A blue arrow on a small sign points down the gravel driveway. Except for the motes swirling above it, the raceway is almost invisible from Howell Road. But that's the way Jeff DeLauder likes it.

The forklift salesman is president of Antietam Motorcycle Club, chartered by the American Motorcycle Association. For 30 years, the club has sponsored races at the park, which holds one of only four tracks in AMA's district seven.

DeLauder is happy to have the track in a well-hidden location where neighbors and passersby aren't bothered. To him, motorcycles have a bad reputation fueled by media and movies like "The Wild One."

"This is a very family-oriented event," he said.

People crowded the woods around the track, many of them camped in tents with radios, coolers and lawn chairs. Some sprawled in the backs of pickups while others watched from bleachers beside the raceway.

The club holds races about a month. Sunday's race had 330 entries in 20 different classes based on age, experience level and engine size.

"Veterans" are older than 30, and "seniors" are older than 40.

The "50" class is for youngsters who ride bikes with 50-cubic-centimeter engines. In motion they sound like giant, angry bees.

The races consist of four laps - an average time is about three and a half minutes.
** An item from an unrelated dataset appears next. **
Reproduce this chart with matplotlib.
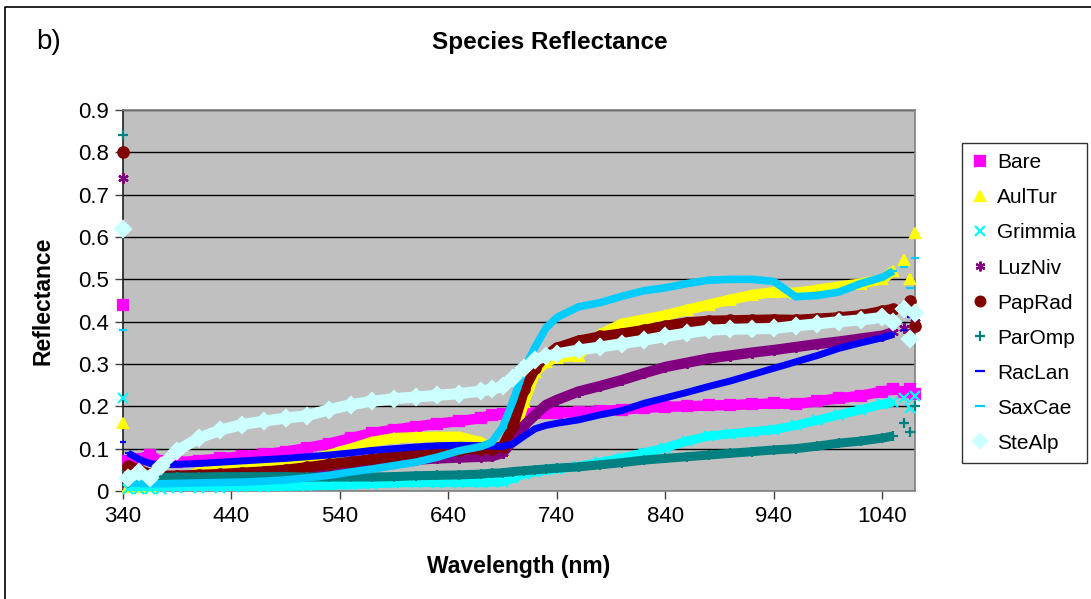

Olympic scoring determines the winner based on results from two races in each class, yielding a purse for the expert class and trophies for others.
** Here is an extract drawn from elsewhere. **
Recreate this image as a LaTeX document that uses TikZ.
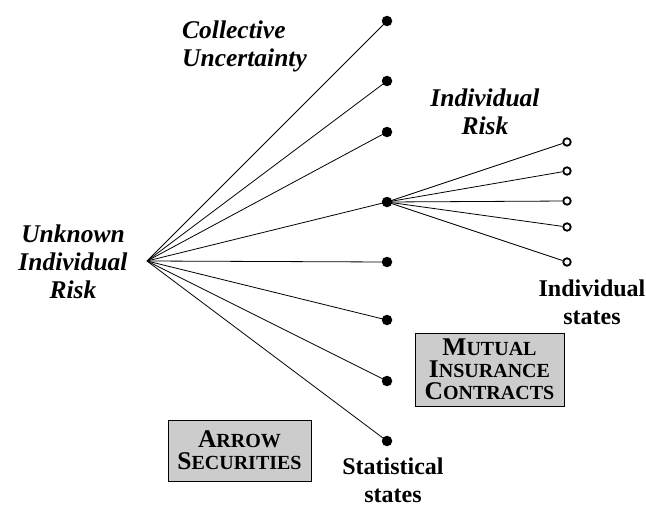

It's not a sport for the delicate. "Obviously two wheels requires a lot of balance," said DeLauder. "You do fall down." An ambulance is always present for serious injuries, but DeLauder said most don't get hurt.

"Obviously, racing appeals to a certain personality. It's not for everyone. It is an adrenaline sport," he said.

Riders say the sport is physically demanding but a lot of fun.

"It's great exercise," said Jamie Jordan, 23, of Clear Spring. "The momentum just carries you right through. It's a rush."

Deborah Plank of Mount Airy came to watch her 13-year-old son, Stephen, race. "I think it's a great sport. It's competitive, it takes concentration and self discipline. The people are wonderful. No matter which track you go to, the people are like family."